··· Data supplied ···
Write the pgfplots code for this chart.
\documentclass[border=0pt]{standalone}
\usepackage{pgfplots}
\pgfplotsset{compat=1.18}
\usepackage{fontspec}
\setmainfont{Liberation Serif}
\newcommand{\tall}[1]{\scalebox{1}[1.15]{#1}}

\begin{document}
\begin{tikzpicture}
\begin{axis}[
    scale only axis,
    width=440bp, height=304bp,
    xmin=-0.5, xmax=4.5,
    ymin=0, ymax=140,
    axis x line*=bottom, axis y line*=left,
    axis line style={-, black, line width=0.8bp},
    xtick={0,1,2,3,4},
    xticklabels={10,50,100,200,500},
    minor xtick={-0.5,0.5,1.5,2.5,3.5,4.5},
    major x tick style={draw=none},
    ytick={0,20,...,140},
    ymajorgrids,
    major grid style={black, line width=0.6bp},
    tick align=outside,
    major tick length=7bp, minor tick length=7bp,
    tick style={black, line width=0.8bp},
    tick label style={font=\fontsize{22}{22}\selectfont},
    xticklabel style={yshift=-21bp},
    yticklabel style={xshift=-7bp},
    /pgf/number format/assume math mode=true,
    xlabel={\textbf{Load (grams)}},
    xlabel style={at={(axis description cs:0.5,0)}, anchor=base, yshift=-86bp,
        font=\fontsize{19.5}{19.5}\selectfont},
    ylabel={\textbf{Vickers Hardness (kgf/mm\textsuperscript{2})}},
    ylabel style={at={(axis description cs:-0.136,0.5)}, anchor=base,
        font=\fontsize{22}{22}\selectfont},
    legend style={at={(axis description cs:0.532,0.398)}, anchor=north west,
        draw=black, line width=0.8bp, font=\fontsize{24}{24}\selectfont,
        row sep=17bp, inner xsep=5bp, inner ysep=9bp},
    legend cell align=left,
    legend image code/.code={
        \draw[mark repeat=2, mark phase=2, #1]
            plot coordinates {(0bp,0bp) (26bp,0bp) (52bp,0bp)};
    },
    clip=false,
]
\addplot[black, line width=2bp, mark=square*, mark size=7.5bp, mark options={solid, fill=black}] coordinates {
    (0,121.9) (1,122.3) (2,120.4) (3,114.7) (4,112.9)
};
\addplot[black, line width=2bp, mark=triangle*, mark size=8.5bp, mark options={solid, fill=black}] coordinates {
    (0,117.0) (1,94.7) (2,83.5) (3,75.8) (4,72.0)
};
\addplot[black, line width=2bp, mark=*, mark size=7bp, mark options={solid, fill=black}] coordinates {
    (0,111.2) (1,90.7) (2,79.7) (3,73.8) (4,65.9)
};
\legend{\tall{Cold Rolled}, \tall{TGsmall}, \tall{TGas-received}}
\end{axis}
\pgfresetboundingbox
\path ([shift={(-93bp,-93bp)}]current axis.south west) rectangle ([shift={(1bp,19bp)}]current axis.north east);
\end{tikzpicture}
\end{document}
···
··· Data supplied ···
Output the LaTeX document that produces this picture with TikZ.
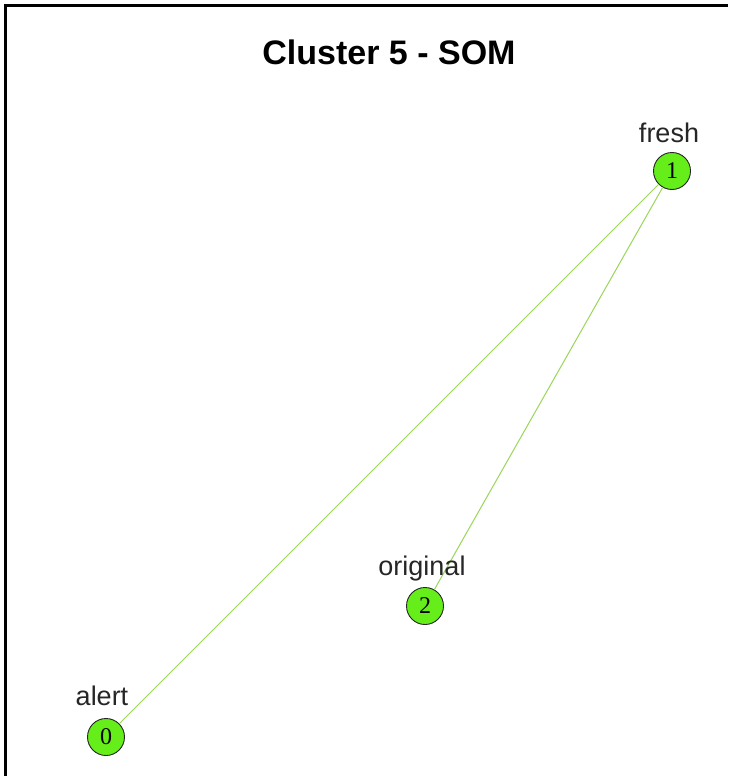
···
Directive. Check each line above for the string "this" and show the ones that have it.

The completed task.
Write the pgfplots code for this chart.
Output the LaTeX document that produces this picture with TikZ.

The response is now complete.